Metal, Moisture and Oxygen
I’m not sure what this structure is but the color and texture made it a worthy subject to photograph. | © Ronda L. Birtha. All rights reserved.
Most of the rusted and abandoned structures I find are buried under growth, or, as in the case of vehicles, are being stubbornly held onto by the owners, most likely to the dismay of neighbors. Either way, they’re beautiful to me.
More often than not, rust is a problem. It’s corrosive, undermines integrity, introduces instability, and, for some, steals beauty. For me, the textures and colors that form from this long-term, toxic relationship between metals, moisture and oxygen just forfeit one form of beauty for another.
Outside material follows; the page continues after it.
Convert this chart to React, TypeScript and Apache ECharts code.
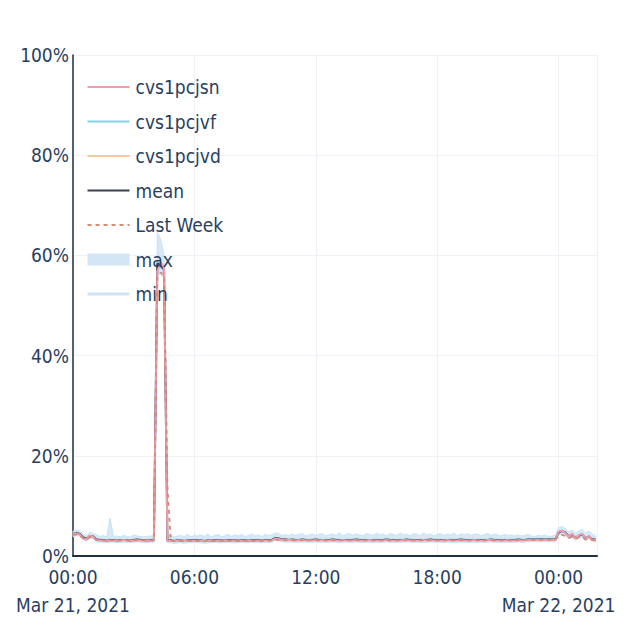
import React, { useEffect, useRef } from "react";
import * as echarts from "echarts";

// Sampling: every 10 minutes starting Mar 21, 2021 00:00 (hours since start)
const STEP_MINUTES = 10;
const X_MAX_HOURS = 25.9;

const xTickLabels: Record<number, string> = {
  0: "00:00\nMar 21, 2021",
  6: "06:00",
  12: "12:00",
  18: "18:00",
  24: "00:00\nMar 22, 2021",
};

const cvs1pcjsn = [
  4.6,4.5,4.3,3.5,3.3,4.1,3.8,3.2,3.1,3.1,3.1,3.1,
  3.1,3.1,3.1,3.2,3.1,3.1,3.1,3.2,3.1,3.1,3.1,3.1,
  3.1,56.8,58.6,57.6,3.0,3.0,3.0,3.0,3.1,3.0,3.0,3.0,
  3.1,3.0,3.0,3.0,3.0,3.1,3.1,3.0,3.0,3.1,3.1,3.0,
  3.0,3.1,3.1,3.0,3.1,3.1,3.0,3.1,3.1,3.1,3.1,3.1,
  3.5,3.4,3.2,3.2,3.2,3.2,3.1,3.2,3.2,3.1,3.2,3.1,
  3.2,3.1,3.2,3.1,3.1,3.2,3.1,3.1,3.2,3.1,3.1,3.1,
  3.2,3.1,3.1,3.1,3.2,3.1,3.1,3.1,3.1,3.2,3.1,3.1,
  3.1,3.1,3.2,3.2,3.1,3.1,3.1,3.1,3.2,3.1,3.2,3.1,
  3.1,3.1,3.1,3.2,3.1,3.1,3.1,3.2,3.1,3.1,3.1,3.2,
  3.1,3.1,3.1,3.2,3.2,3.1,3.1,3.1,3.1,3.2,3.1,3.1,
  3.2,3.1,3.2,3.2,3.2,3.2,3.2,3.2,3.2,3.2,3.2,3.2,
  4.9,5.1,4.6,3.8,4.5,3.5,4.2,4.4,3.4,4.0,3.3,3.1,
];

const cvs1pcjvf = [
  4.3,4.7,4.5,3.8,3.5,3.9,4.0,3.4,3.3,3.3,3.2,3.3,
  3.3,3.2,3.3,3.2,3.3,3.2,3.3,3.3,3.3,3.2,3.2,3.3,
  3.3,59.0,57.6,56.8,3.2,3.2,3.1,3.2,3.2,3.1,3.2,3.2,
  3.2,3.2,3.1,3.1,3.2,3.2,3.2,3.2,3.1,3.2,3.2,3.2,
  3.2,3.2,3.2,3.2,3.1,3.2,3.2,3.2,3.2,3.3,3.2,3.3,
  3.7,3.6,3.3,3.4,3.3,3.3,3.3,3.3,3.3,3.3,3.3,3.3,
  3.3,3.3,3.3,3.3,3.3,3.3,3.3,3.3,3.2,3.3,3.3,3.3,
  3.3,3.3,3.3,3.3,3.2,3.3,3.3,3.3,3.3,3.3,3.3,3.3,
  3.3,3.3,3.3,3.3,3.3,3.3,3.2,3.3,3.3,3.3,3.3,3.3,
  3.3,3.3,3.2,3.3,3.3,3.3,3.3,3.3,3.3,3.3,3.3,3.3,
  3.3,3.3,3.3,3.3,3.3,3.3,3.3,3.3,3.3,3.3,3.3,3.3,
  3.3,3.3,3.3,3.4,3.3,3.3,3.4,3.4,3.3,3.4,3.4,3.4,
  4.5,4.9,4.8,4.0,4.1,3.7,4.0,4.2,3.6,3.8,3.5,3.3,
];

const cvs1pcjvd = [
  4.6,4.6,4.4,3.8,3.4,4.0,3.9,3.3,3.2,3.2,3.1,3.2,
  3.2,3.1,3.2,3.2,3.2,3.1,3.2,3.3,3.2,3.2,3.2,3.2,
  3.2,58.4,57.8,57.4,3.1,3.1,3.1,3.1,3.1,3.1,3.1,3.1,
  3.2,3.1,3.1,3.1,3.1,3.1,3.1,3.1,3.1,3.1,3.1,3.1,
  3.1,3.1,3.1,3.1,3.1,3.1,3.1,3.2,3.1,3.1,3.2,3.2,
  3.6,3.5,3.3,3.3,3.2,3.2,3.2,3.2,3.3,3.2,3.2,3.2,
  3.2,3.2,3.2,3.2,3.2,3.2,3.2,3.2,3.2,3.2,3.2,3.2,
  3.2,3.2,3.2,3.2,3.2,3.2,3.2,3.2,3.2,3.2,3.2,3.2,
  3.2,3.2,3.2,3.2,3.2,3.2,3.2,3.2,3.2,3.2,3.2,3.2,
  3.2,3.2,3.2,3.2,3.2,3.2,3.2,3.2,3.2,3.2,3.2,3.2,
  3.2,3.2,3.2,3.2,3.2,3.2,3.2,3.2,3.2,3.2,3.2,3.2,
  3.3,3.2,3.2,3.3,3.3,3.3,3.3,3.3,3.3,3.3,3.3,3.3,
  4.7,5.0,4.7,3.9,4.3,3.6,4.1,4.3,3.5,3.9,3.4,3.2,
];

const meanValues = [
  4.5,4.6,4.4,3.7,3.4,4.0,3.9,3.3,3.2,3.2,3.1,3.2,
  3.2,3.1,3.2,3.2,3.2,3.1,3.2,3.3,3.2,3.2,3.1,3.2,
  3.2,58.4,58.0,57.2,3.1,3.1,3.0,3.1,3.1,3.0,3.1,3.1,
  3.2,3.1,3.1,3.0,3.1,3.1,3.2,3.1,3.1,3.1,3.2,3.1,
  3.1,3.1,3.2,3.1,3.1,3.2,3.1,3.2,3.1,3.2,3.2,3.2,
  3.6,3.5,3.3,3.3,3.2,3.3,3.2,3.2,3.3,3.2,3.2,3.2,
  3.3,3.2,3.2,3.2,3.2,3.3,3.2,3.2,3.2,3.2,3.2,3.2,
  3.3,3.2,3.2,3.2,3.2,3.2,3.2,3.2,3.2,3.3,3.2,3.2,
  3.2,3.2,3.2,3.3,3.2,3.2,3.2,3.2,3.2,3.2,3.3,3.2,
  3.2,3.2,3.2,3.2,3.2,3.2,3.2,3.3,3.2,3.2,3.2,3.2,
  3.2,3.2,3.2,3.2,3.3,3.2,3.2,3.2,3.2,3.2,3.2,3.2,
  3.3,3.2,3.2,3.3,3.3,3.3,3.3,3.3,3.3,3.3,3.3,3.3,
  4.7,5.0,4.7,3.9,4.3,3.6,4.1,4.3,3.5,3.9,3.4,3.2,
];

const lastWeekValues = [
  4.2,4.3,4.1,3.6,3.3,3.8,3.7,3.2,3.1,3.1,3.1,3.1,
  3.1,3.1,3.1,3.1,3.1,3.1,3.1,3.1,3.1,3.1,3.1,3.1,
  3.1,55.6,56.6,56.0,14.0,3.0,3.0,3.0,3.0,3.0,3.0,3.0,
  3.0,3.0,3.0,3.0,3.0,3.0,3.0,3.0,3.0,3.0,3.0,3.0,
  3.0,3.0,3.0,3.0,3.0,3.0,3.0,3.0,3.1,3.0,3.0,3.1,
  3.2,3.2,3.1,3.1,3.1,3.1,3.1,3.1,3.1,3.1,3.1,3.1,
  3.1,3.1,3.1,3.1,3.1,3.1,3.1,3.1,3.1,3.1,3.1,3.1,
  3.1,3.1,3.1,3.1,3.1,3.1,3.1,3.1,3.1,3.1,3.1,3.1,
  3.1,3.1,3.1,3.1,3.1,3.1,3.1,3.1,3.1,3.1,3.1,3.1,
  3.1,3.1,3.1,3.1,3.1,3.1,3.1,3.1,3.1,3.1,3.1,3.1,
  3.1,3.1,3.1,3.1,3.1,3.1,3.1,3.1,3.1,3.1,3.1,3.1,
  3.1,3.1,3.2,3.2,3.2,3.2,3.2,3.2,3.2,3.2,3.2,3.2,
  4.0,4.2,4.0,3.6,3.8,3.4,3.7,3.8,3.3,3.5,3.2,3.1,
];

const maxValues = [
  5.0,5.2,5.0,4.4,4.0,4.7,4.5,4.2,3.9,4.1,3.8,7.6,
  3.9,4.0,3.8,4.1,3.9,3.8,4.2,4.0,3.9,3.8,3.9,4.0,
  4.1,64.6,63.2,60.2,3.9,4.2,3.8,4.0,4.1,3.9,4.3,3.8,
  4.1,4.0,4.2,3.9,4.4,3.8,4.1,4.3,3.9,4.0,4.4,3.9,
  4.2,4.0,4.3,3.9,4.1,4.4,4.0,4.2,3.9,4.3,4.1,4.2,
  4.6,4.5,4.1,4.3,4.0,4.4,4.1,4.3,4.5,4.0,4.2,4.4,
  4.1,4.3,4.5,4.0,4.2,4.4,4.1,4.6,4.0,4.3,4.5,4.1,
  4.4,4.2,4.0,4.5,4.3,4.1,4.6,4.2,4.4,4.0,4.5,4.3,
  4.1,4.6,4.2,4.4,4.0,4.5,4.3,4.1,4.6,4.2,4.4,4.0,
  4.3,4.5,4.1,4.4,4.2,4.6,4.0,4.4,4.2,4.5,4.1,4.3,
  4.4,4.0,4.3,4.5,4.1,4.4,4.2,4.0,4.3,4.1,4.2,4.0,
  4.2,4.0,4.1,4.3,4.0,3.9,4.1,4.0,4.2,3.9,4.0,4.1,
  5.6,5.9,5.5,4.8,5.2,4.6,5.0,5.3,4.5,5.0,4.4,4.0,
];

const minValues = [
  3.9,4.2,4.0,3.3,3.0,3.6,3.5,2.9,2.8,2.8,2.7,2.8,
  2.8,2.7,2.8,2.8,2.8,2.7,2.8,2.9,2.8,2.8,2.7,2.8,
  2.8,56.4,56.2,55.6,2.7,2.7,2.6,2.7,2.7,2.6,2.7,2.7,
  2.8,2.7,2.7,2.6,2.7,2.7,2.8,2.7,2.7,2.7,2.8,2.7,
  2.7,2.7,2.8,2.7,2.7,2.8,2.7,2.8,2.7,2.8,2.8,2.8,
  3.2,3.1,2.9,2.9,2.8,2.9,2.8,2.8,2.9,2.8,2.8,2.8,
  2.9,2.8,2.8,2.8,2.8,2.9,2.8,2.8,2.8,2.8,2.8,2.8,
  2.9,2.8,2.8,2.8,2.8,2.8,2.8,2.8,2.8,2.9,2.8,2.8,
  2.8,2.8,2.8,2.9,2.8,2.8,2.8,2.8,2.8,2.8,2.9,2.8,
  2.8,2.8,2.8,2.8,2.8,2.8,2.8,2.9,2.8,2.8,2.8,2.8,
  2.8,2.8,2.8,2.8,2.9,2.8,2.8,2.8,2.8,2.8,2.8,2.8,
  2.9,2.8,2.8,2.9,2.9,2.9,2.9,2.9,2.9,2.9,2.9,2.9,
  4.2,4.5,4.2,3.5,3.8,3.2,3.7,3.8,3.1,3.5,3.0,2.8,
];

const FONT = '"DejaVu Sans Condensed", "DejaVu Sans", sans-serif';
const TEXT_COLOR = "#2a3f5f";
const BAND_COLOR = "#d3e6f6";

const hours = meanValues.map((_, i) => (i * STEP_MINUTES) / 60);
const toPairs = (vals: number[]) => vals.map((v, i) => [hours[i], v]);

export default function App() {
  const ref = useRef<HTMLDivElement>(null);
  useEffect(() => {
    document.body.style.margin = "0";
    if (!ref.current) return;
    const chart = echarts.init(ref.current, null, { renderer: "svg" });
    const lineSeries = (name: string, vals: number[], color: string, width: number, dash?: number[]) => ({
      name,
      type: "line",
      data: toPairs(vals),
      showSymbol: false,
      symbol: "none",
      color,
      lineStyle: { color, width, type: dash || "solid" },
      z: 3,
    });
    chart.setOption({
      animation: false,
      backgroundColor: "#ffffff",
      grid: { left: 73, right: 43, top: 55, bottom: 84 },
      legend: {
        orient: "vertical",
        left: 81,
        top: 71,
        itemWidth: 42,
        itemHeight: 12,
        itemGap: 12.5,
        selectedMode: false,
        itemStyle: { opacity: 0 },
        textStyle: {
          fontFamily: FONT,
          fontSize: 19,
          lineHeight: 22,
          color: TEXT_COLOR,
          padding: [0, 0, 0, 1],
        },
        data: [
          { name: "cvs1pcjsn" },
          { name: "cvs1pcjvf" },
          { name: "cvs1pcjvd" },
          { name: "mean" },
          { name: "Last Week" },
          { name: "max", icon: "rect", itemStyle: { color: BAND_COLOR, opacity: 1 } },
          { name: "min", lineStyle: { width: 3 } },
        ],
      },
      xAxis: {
        type: "value",
        min: 0,
        max: X_MAX_HOURS,
        interval: 6,
        axisLine: { show: true, onZero: false, lineStyle: { color: "#1e2f3f", width: 2 } },
        axisTick: { show: false },
        splitLine: { show: true, lineStyle: { color: "#eef1f5", width: 1 } },
        axisLabel: {
          fontFamily: FONT,
          fontSize: 19,
          lineHeight: 28,
          margin: 7,
          color: TEXT_COLOR,
          showMaxLabel: false,
          formatter: (v: number) => xTickLabels[v] ?? "",
        },
      },
      yAxis: {
        type: "value",
        min: 0,
        max: 100,
        interval: 20,
        axisLine: { show: true, lineStyle: { color: "#1e2f3f", width: 1.5 } },
        axisTick: { show: false },
        splitLine: { show: true, lineStyle: { color: "#eef1f5", width: 1 } },
        axisLabel: {
          fontFamily: FONT,
          fontSize: 19,
          margin: 4,
          color: TEXT_COLOR,
          formatter: "{value}%",
        },
      },
      series: [
        {
          name: "max",
          type: "custom",
          data: toPairs(maxValues),
          itemStyle: { color: BAND_COLOR },
          z: 1,
          silent: true,
          renderItem: (params: any, api: any) => {
            if (params.dataIndex !== 0) return null;
            const top = hours.map((h, i) => api.coord([h, maxValues[i]]));
            const bottom = hours.map((h, i) => api.coord([h, minValues[i]])).reverse();
            return {
              type: "polygon",
              shape: { points: top.concat(bottom) },
              style: { fill: "rgba(196,224,245,0.7)", stroke: "rgba(196,224,245,0.9)", lineWidth: 1 },
            };
          },
        },
        {
          name: "min",
          type: "line",
          data: toPairs(minValues),
          showSymbol: false,
          symbol: "none",
          color: "#cfe3f3",
          lineStyle: { color: "#cfe3f3", width: 1.5 },
          z: 2,
        },
        lineSeries("cvs1pcjvd", cvs1pcjvd, "#f6c9a2", 1.5),
        lineSeries("cvs1pcjvf", cvs1pcjvf, "#7fd5e4", 1.5),
        lineSeries("mean", meanValues, "#3a4150", 2),
        lineSeries("cvs1pcjsn", cvs1pcjsn, "#f09db3", 2),
        lineSeries("Last Week", lastWeekValues, "#d98a6e", 1.8, [4, 4]),
      ],
    });
    return () => chart.dispose();
  }, []);
  return <div ref={ref} style={{ width: 640, height: 640 }} />;
}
Just look at this bus. I have no idea when this Ivy-covered bus came to rest. It’s parked on Buchanan Branch in Robbinsville, not far from the Cherohala Skyway, a beautiful highway splitting Cherokee and Nantahala, connecting North Carolina and Tennessee. It’s been years since I’ve been there and I’m hoping it’s still there, not completely reclaimed by nature. I think I’m brave enough to get a little closer, maybe go inside.
As for the trucks, I found these beauties at the Peachtree Service Station in Marble, NC some years ago. I talked to the shop owner who had a fondness for the vehicles. I think he said he harvested a part from it here or there, but he’d never sell them outright. I had my camera and asked if he minded if I took some pictures.
Both trucks were sold a few months later. I guess the price was right. Glad I had my camera.
I published these images, along with some others in a Print-On-Demand book titled RUST back in 2008 and I’ve resurrected some for this post. I’ll be including these and others from the Abandoned series on my official website (www.rondabirthaphotography.com) which is being renovated to reflect a new direction for my photographic work.